The attacks on Emanuel are a reminder that there is a narrow slice of Americans who not only don't trust government, but also have come to regard it as a dark conspirator in their lives. This peculiar brand of distrust helps create the conditions for fast-moving fear-mongering, especially on complex and emotionally charged topics like the life and death of the elderly and infirm. Prairie fires of that kind are hard to douse when the Administration's own plan for health care remains vague, weeks away from being ready for a public rollout. The health-care bill that recently passed the House does not contain, as some have suggested, any provisions that would deny treatment to the elderly, infirm or disabled like Sola's son. One provision allows doctors to be reimbursed for voluntary discussions of so-called living wills with patients, but does not in any way threaten to deny treatment to dying patients against their will. The legislation anticipates saving hundreds of billions of dollars by reforming the health-care system itself, a process that would try to increase the efficiency of medical care by better connecting payments to health outcomes and discouraging doctors from unnecessary tests and procedures. The Obama Administration hopes that many of these reforms will be made in the coming years by independent panels of scientists, who will be appointed by the President and overseen by Congress. (See 10 health-care-reform players.)

This is where the criticism of Emanuel enters the picture, since he is just the sort of scientist who might be appointed to one of those panels. For decades, Emanuel has studied the ethics of medical care, especially in situations where a scarcity of resources requires hard decisions to be made. His work sometimes deals with the hardest possible decisions, like how to choose who gets a single kidney if there are three patients in need, or the reasons that doctors order tests with little medical value. Emanuel's reputation ranks him among the top members of his field.

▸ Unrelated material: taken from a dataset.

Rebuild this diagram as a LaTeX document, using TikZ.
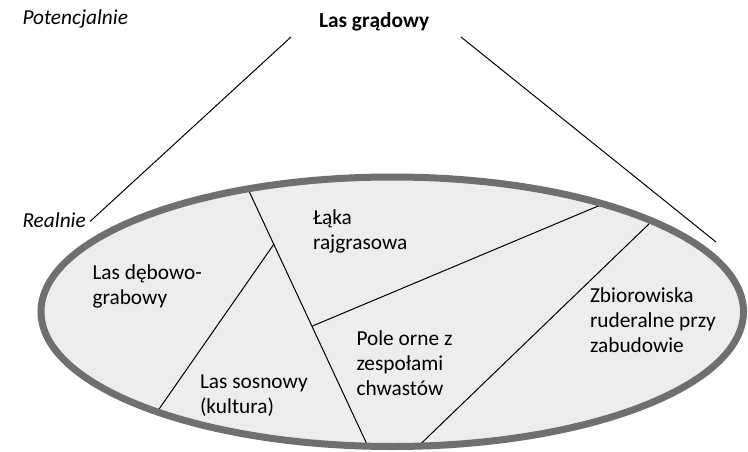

He is published often in the best journals; he has been given multiple awards for work to improve end-of-life care. At the White House, he has taken a free-floating role at the Office of Management and Budget, advising on a wide range of health issues.

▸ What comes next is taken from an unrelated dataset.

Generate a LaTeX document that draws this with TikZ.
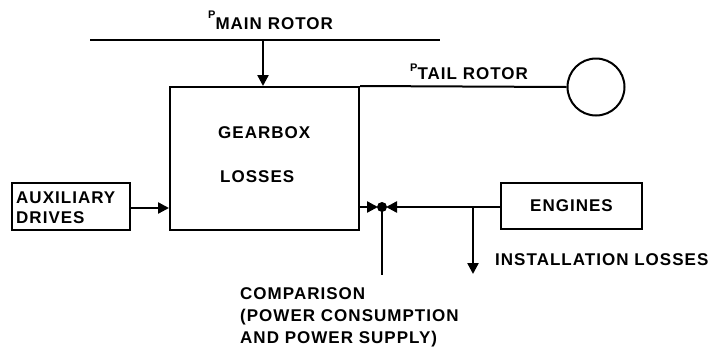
\documentclass[tikz,border=0pt]{standalone}
\usepackage{fontspec}
\setmainfont{Liberation Sans}[LetterSpace=6]
\usetikzlibrary{arrows.meta}
\begin{document}
\begin{tikzpicture}[x=1pt,y=-1pt,
  box/.style={draw,line width=2pt,inner sep=0pt,font=\txt},
  lbl/.style={anchor=base west,inner sep=0pt,font=\txt},
  ln/.style={line width=2pt},
  arr/.style={line width=2.4pt,-{Triangle[length=11pt,width=11pt]}},
]
\newcommand\txt{\fontsize{17}{20}\selectfont\bfseries}
\useasboundingbox (0,0) rectangle (718,346);
% boxes
\node[box,minimum width=189pt,minimum height=143pt] (gb) at (264.5,158.5) {};
\node[box,minimum width=118pt,minimum height=47pt] (aux) at (71,206.5) {};
\node[box,minimum width=141pt,minimum height=46pt] (eng) at (571.5,206) {ENGINES};
\node[draw,circle,line width=2pt,minimum size=57pt,inner sep=0pt] (tr) at (596,87) {};
% labels
\node[lbl] (lmr) at (208,29.5) {{\fontsize{11}{11}\selectfont\raisebox{11pt}{P}}MAIN ROTOR};
\node[lbl] (ltr) at (410,79) {{\fontsize{11}{11}\selectfont\raisebox{8pt}{P}}TAIL ROTOR};
\node[lbl] (lgb1) at (218,138) {GEARBOX};
\node[lbl] (lgb2) at (220,182) {LOSSES};
\node[lbl] (lax1) at (16,203) {AUXILIARY};
\node[lbl] (lax2) at (16,223) {DRIVES};
\node[lbl] (lil) at (495,265) {INSTALLATION LOSSES};
\node[lbl] (lc1) at (240,299) {COMPARISON};
\node[lbl] (lc2) at (240,321) {(POWER CONSUMPTION};
\node[lbl] (lc3) at (240,343) {AND POWER SUPPLY)};
% coordinates
\coordinate (mrL) at (90,40);
\coordinate (mrR) at (440,40);
\coordinate (mrj) at (263,40);
\coordinate (j) at (382,207);
\coordinate (jl) at (378,207);
\coordinate (jr) at (386,207);
\coordinate (jd) at (382,275);
\coordinate (br) at (473,207);
\coordinate (brd) at (473,274);
% connectors
\draw[ln] (mrL) -- (mrR);
\draw[arr] (mrj) -- (mrj |- gb.north);
\draw[ln] (gb.north east) -- (tr.west);
\draw[arr] (aux.east |- 0,208) -- (gb.west |- 0,208);
\draw[arr] (gb.east |- j) -- (jl);
\draw[arr] (eng.west |- j) -- (jr);
\fill (j) circle (5pt);
\draw[line width=2.8pt] (j) -- (jd);
\draw[arr] (br) -- (brd);
\end{tikzpicture}
\end{document}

But in a country where trust is in short supply, Emanuel has become a proxy for all the worst fears of government efforts to rein in costs by denying care. "The fundamental danger is that the American people are being asked to delegate all these life-influencing decisions," explains Betsy McCaughey, the conservative scholar who wrote the New York Post attack on Emanuel. "There is a lack of transparency here."

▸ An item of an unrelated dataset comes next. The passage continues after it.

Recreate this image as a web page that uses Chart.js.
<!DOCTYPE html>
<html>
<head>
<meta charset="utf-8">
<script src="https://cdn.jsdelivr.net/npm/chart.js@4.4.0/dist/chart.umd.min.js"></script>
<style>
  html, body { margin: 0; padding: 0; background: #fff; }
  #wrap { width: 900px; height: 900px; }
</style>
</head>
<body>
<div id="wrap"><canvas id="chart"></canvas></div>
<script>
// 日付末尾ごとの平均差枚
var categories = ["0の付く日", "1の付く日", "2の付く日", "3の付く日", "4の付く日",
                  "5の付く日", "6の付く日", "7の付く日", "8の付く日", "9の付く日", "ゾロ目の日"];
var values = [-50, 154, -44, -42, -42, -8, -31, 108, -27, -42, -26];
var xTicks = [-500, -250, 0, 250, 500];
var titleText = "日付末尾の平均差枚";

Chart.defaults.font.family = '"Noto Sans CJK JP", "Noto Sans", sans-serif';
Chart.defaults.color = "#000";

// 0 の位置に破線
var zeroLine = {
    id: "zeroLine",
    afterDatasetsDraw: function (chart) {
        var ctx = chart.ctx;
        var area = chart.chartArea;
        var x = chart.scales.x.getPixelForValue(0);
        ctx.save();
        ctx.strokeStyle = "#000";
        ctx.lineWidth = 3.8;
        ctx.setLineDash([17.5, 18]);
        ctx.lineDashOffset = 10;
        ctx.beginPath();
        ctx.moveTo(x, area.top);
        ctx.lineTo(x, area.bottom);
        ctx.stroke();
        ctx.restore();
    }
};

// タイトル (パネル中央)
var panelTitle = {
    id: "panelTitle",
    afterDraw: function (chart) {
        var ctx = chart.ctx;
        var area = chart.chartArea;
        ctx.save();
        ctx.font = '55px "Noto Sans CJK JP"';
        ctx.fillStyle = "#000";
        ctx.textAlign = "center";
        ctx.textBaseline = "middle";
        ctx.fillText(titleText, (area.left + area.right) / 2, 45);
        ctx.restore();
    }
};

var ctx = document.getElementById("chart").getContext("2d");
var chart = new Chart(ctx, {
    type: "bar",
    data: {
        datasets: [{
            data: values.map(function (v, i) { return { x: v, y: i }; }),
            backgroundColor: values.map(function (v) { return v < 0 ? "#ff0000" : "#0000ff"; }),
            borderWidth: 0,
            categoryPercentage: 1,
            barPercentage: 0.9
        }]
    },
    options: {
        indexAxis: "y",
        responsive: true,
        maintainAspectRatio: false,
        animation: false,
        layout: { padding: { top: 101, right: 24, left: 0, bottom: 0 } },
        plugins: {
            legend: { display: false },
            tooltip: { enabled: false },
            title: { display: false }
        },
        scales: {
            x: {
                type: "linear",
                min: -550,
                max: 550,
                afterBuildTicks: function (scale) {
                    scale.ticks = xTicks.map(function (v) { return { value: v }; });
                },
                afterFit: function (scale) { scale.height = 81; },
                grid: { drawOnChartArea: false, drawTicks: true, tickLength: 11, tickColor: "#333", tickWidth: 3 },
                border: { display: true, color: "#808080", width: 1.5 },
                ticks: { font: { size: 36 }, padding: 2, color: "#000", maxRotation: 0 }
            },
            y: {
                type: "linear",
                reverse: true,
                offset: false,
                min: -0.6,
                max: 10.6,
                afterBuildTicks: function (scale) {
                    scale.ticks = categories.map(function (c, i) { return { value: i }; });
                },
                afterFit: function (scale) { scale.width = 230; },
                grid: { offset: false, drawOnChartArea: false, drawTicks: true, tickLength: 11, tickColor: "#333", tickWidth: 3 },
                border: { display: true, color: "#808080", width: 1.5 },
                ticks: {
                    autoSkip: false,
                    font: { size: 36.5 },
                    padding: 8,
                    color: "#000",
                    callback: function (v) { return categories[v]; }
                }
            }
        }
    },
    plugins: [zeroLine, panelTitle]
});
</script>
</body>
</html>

In her Post article, McCaughey paints the worst possible image of Emanuel, quoting him, for instance, endorsing age discrimination for health-care distribution, without mentioning that he was only addressing extreme cases like organ donation, where there is an absolute scarcity of resources. She quotes him discussing the denial of care for people with dementia without revealing that Emanuel only mentioned dementia in a discussion of theoretical approaches, not an endorsement of a particular policy. She notes that he has criticized medical culture for trying to do everything for a patient, "regardless of the cost or effects on others," without making clear that he was not speaking of lifesaving care but of treatments with little demonstrated value. "No one who has read what I have done for 25 years would come to the conclusions that have been put out there," says Emanuel. "My quotes were just being taken out of context."

For Emanuel, the entire experience has been a painful education in the sometimes brutal ways of politics, something his brother has long endured and dolled out. "I guess I have a better appreciation for what Rahm had to go through for years and years," Emanuel says. But that appreciation does not solve the question raised by the controversy. There is universal understanding that the nation's fiscal course is doomed without major changes to health care, but whom will the American people trust to carry it out?

Emanuel, for his part, plans to continue his work, which is focused on finding the most equitable and ethical way for this reform to be carried out, even if he has opted against returning from the Italian Alps. "I am an Emanuel," he says. "We are pretty thick-skinned. I am not going to change my colors. I am not going to crawl under a rock."